Still, they needed help. They needed extra clothes, and more importantly, a place to stay.
"When that happened, we realized there's no manual,” FCA Chief Field Officer Dan Britton said. “We had no playbook to realize, what's the game plan?"
Britton described these last seven months as watching a miracle unfold.
"God showed up, the KC family showed up, and the FCA team supported that," Britton said.
The group went from staying in host homes, to apartments in Shawnee and Lee's Summit. Donations for food and clothes have poured in for months.
Last week, Andriy and his wife were invited to share their story with a group of teenagers from another local group, C You in the Major Leagues.
"Whenever you think you've reached your point, these people exceeded 100 times what anybody I know has done," said Korey Messick, a CYITML student and senior at Van Horn.
And this group will likely never hear the word “refugee” the same way again.
"Everybody can get in the mindset of refugee, and when you're a refugee, all you do is survive.

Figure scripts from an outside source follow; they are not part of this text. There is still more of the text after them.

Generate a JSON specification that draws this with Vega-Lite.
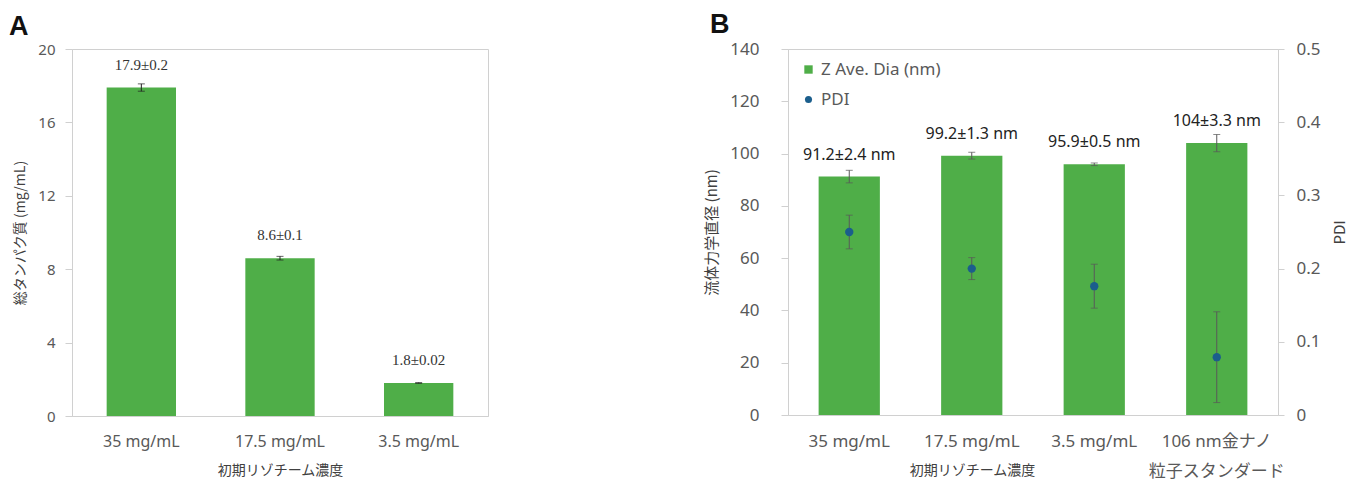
{
  "$schema": "https://vega.github.io/schema/vega-lite/v6.json",
  "padding": {"left": 8, "top": 10, "right": 0, "bottom": 0},
  "background": "white",
  "config": {
    "font": "Noto Sans, Noto Sans CJK JP",
    "view": {"stroke": "#d0d0d0", "strokeWidth": 1},
    "axis": {"grid": false, "domainColor": "#d0d0d0", "tickColor": "#d0d0d0", "labelColor": "#595959", "titleColor": "#404040", "titleFontWeight": "normal", "labelFont": "Noto Sans, Noto Sans CJK JP", "titleFont": "Noto Sans CJK JP"}
  },
  "spacing": 215,
  "resolve": {"scale": {"color": "independent"}, "legend": {"color": "independent"}},
  "hconcat": [
    {
      "width": 416,
      "height": 367,
      "title": {"text": "A", "anchor": "start", "frame": "group", "dx": -63, "fontSize": 27, "fontWeight": "bold", "font": "Liberation Sans", "color": "#111111", "offset": 1},
      "data": {"values": [
        {"conc": "35 mg/mL", "value": 17.9, "err": 0.2, "label": "17.9±0.2"},
        {"conc": "17.5 mg/mL", "value": 8.6, "err": 0.1, "label": "8.6±0.1"},
        {"conc": "3.5 mg/mL", "value": 1.8, "err": 0.02, "label": "1.8±0.02"}
      ]},
      "encoding": {
        "x": {"field": "conc", "type": "nominal", "sort": null, "scale": {"paddingInner": 0.5, "paddingOuter": 0.25},
          "axis": {"title": "初期リゾチーム濃度", "labelAngle": 0, "ticks": false, "labelFontSize": 16, "labelPadding": 17, "titleFontSize": 14, "titlePadding": 14}},
        "y": {"field": "value", "type": "quantitative", "title": "総タンパク質 (mg/mL)", "scale": {"domain": [0, 20]},
          "axis": {"values": [0, 4, 8, 12, 16, 20], "tickSize": 7, "labelPadding": 10, "labelFontSize": 15, "titleFontSize": 14, "titlePadding": 10}}
      },
      "layer": [
        {"mark": {"type": "bar", "color": "#4fae48"}},
        {"mark": {"type": "errorbar", "ticks": {"size": 7, "thickness": 1}, "color": "#222222", "thickness": 1},
         "encoding": {"yError": {"field": "err"}}},
        {"mark": {"type": "text", "dy": -23, "font": "Liberation Serif", "fontSize": 15, "color": "#333333", "baseline": "middle"},
         "encoding": {"text": {"field": "label"}}}
      ]
    },
    {
      "width": 490,
      "height": 366,
      "title": {"text": "B", "anchor": "start", "frame": "group", "dx": -78, "fontSize": 27, "fontWeight": "bold", "font": "Liberation Sans", "color": "#111111", "offset": 1},
      "data": {"values": [
        {"conc": "35 mg/mL", "z": 91.2, "zerr": 2.4, "zlabel": "91.2±2.4 nm", "pdi": 0.25, "pdierr": 0.023},
        {"conc": "17.5 mg/mL", "z": 99.2, "zerr": 1.3, "zlabel": "99.2±1.3 nm", "pdi": 0.2, "pdierr": 0.015},
        {"conc": "3.5 mg/mL", "z": 95.9, "zerr": 0.5, "zlabel": "95.9±0.5 nm", "pdi": 0.176, "pdierr": 0.03},
        {"conc": "106 nm金ナノ粒子スタンダード", "z": 104, "zerr": 3.3, "zlabel": "104±3.3 nm", "pdi": 0.079, "pdierr": 0.062}
      ]},
      "encoding": {
        "x": {"field": "conc", "type": "nominal", "sort": null, "scale": {"paddingInner": 0.5, "paddingOuter": 0.25},
          "axis": {"title": "初期リゾチーム濃度", "labelAngle": 0, "ticks": false, "labelFontSize": 17, "labelPadding": 18, "labelLineHeight": 30,
            "labelExpr": "datum.value == '106 nm金ナノ粒子スタンダード' ? ['106 nm金ナノ', '粒子スタンダード'] : datum.label",
            "titleFontSize": 14, "titleX": 184, "titleY": 59, "titleBaseline": "alphabetic"}}
      },
      "layer": [
        {
          "encoding": {
            "y": {"field": "z", "type": "quantitative", "title": "流体力学直径 (nm)", "scale": {"domain": [0, 140]},
              "axis": {"orient": "left", "values": [0, 20, 40, 60, 80, 100, 120, 140], "tickSize": 7, "labelPadding": 22, "labelFontSize": 17, "titleFontSize": 15, "titlePadding": 10}}
          },
          "layer": [
            {"mark": {"type": "bar", "color": "#4fae48"},
             "encoding": {
               "color": {"datum": "Z Ave. Dia (nm)", "type": "nominal",
                 "scale": {"domain": ["Z Ave. Dia (nm)", "PDI"], "range": ["#4fae48", "#1b5e8c"]},
                 "legend": {"title": null, "orient": "top-left", "offset": 12, "padding": 0, "labelFontSize": 17, "labelColor": "#595959", "rowPadding": 12, "labelOffset": 4, "symbolStrokeWidth": 0,
                   "encode": {"symbols": {"update": {
                     "shape": {"signal": "datum.label == 'PDI' ? 'circle' : 'square'"},
                     "size": {"signal": "datum.label == 'PDI' ? 50 : 70"}}}}}}
             }},
            {"mark": {"type": "errorbar", "ticks": {"size": 7, "thickness": 1}, "color": "#595959", "thickness": 1},
             "encoding": {"yError": {"field": "zerr"}}},
            {"mark": {"type": "text", "dy": -22, "fontSize": 16, "color": "#222222", "baseline": "middle"},
             "encoding": {"text": {"field": "zlabel"}}}
          ]
        },
        {
          "encoding": {
            "y": {"field": "pdi", "type": "quantitative", "title": "PDI", "scale": {"domain": [0, 0.5]},
              "axis": {"orient": "right", "values": [0, 0.1, 0.2, 0.3, 0.4, 0.5], "labelExpr": "datum.value == 0 ? '0' : format(datum.value, '.1f')", "tickSize": 6, "labelPadding": 12, "labelFontSize": 17, "titleFontSize": 15, "titlePadding": 27, "titleAngle": -90}}
          },
          "layer": [
            {"mark": {"type": "errorbar", "ticks": {"size": 7, "thickness": 1}, "color": "#595959", "thickness": 1},
             "encoding": {"yError": {"field": "pdierr"}}},
            {"mark": {"type": "point", "filled": true, "opacity": 1, "size": 70, "shape": "circle"},
             "encoding": {"color": {"datum": "PDI", "type": "nominal"}}}
          ]
        }
      ],
      "resolve": {"scale": {"y": "independent"}}
    }
  ]
}
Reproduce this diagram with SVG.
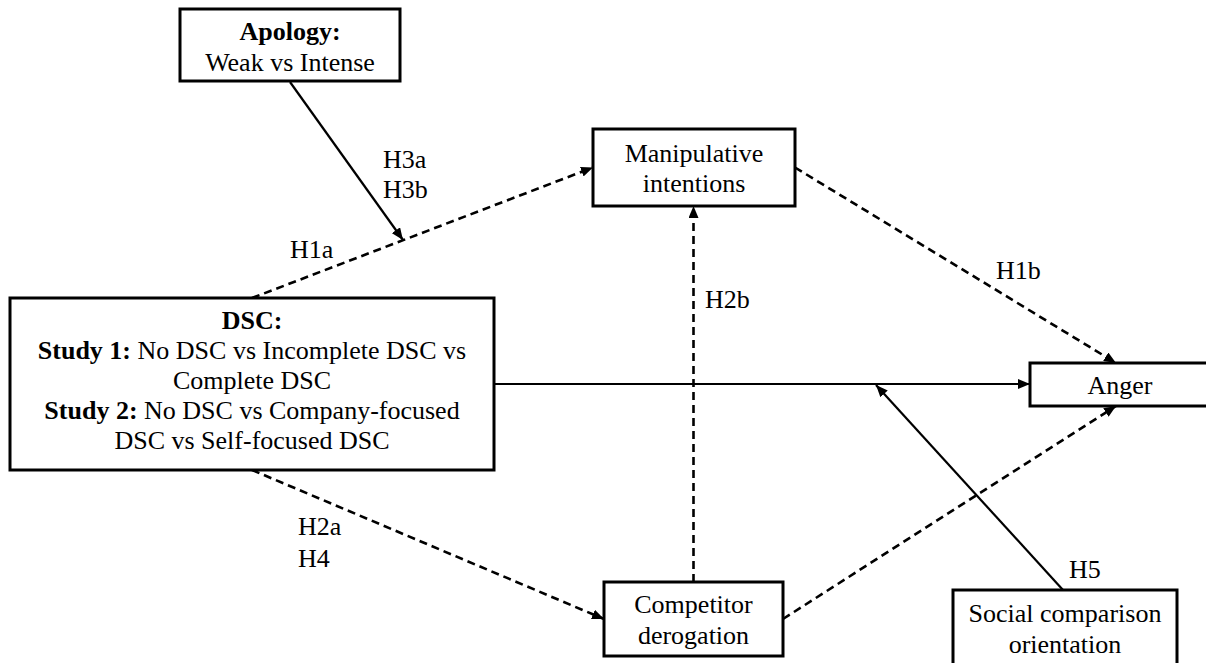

And you can't survive for a long time," Kravtsov said. “The crippling moment is you're going to feel hopelessness, because you're going to question your identity, and who you are. And people will tell you who you are. You don't have to listen to the people, but listen to The Creator, who said who you are."
Kravtsov says he's been back to Ukraine twice in the last seven months. His home, at last check, still stands. But it had been looted, which he described as an incredibly violating feeling.
The group plans to go back to Europe after the first of the year, likely to Poland. They hope to continue not only FCA's mission with coaches and young people, but also help other Ukrainians who've had to leave the country.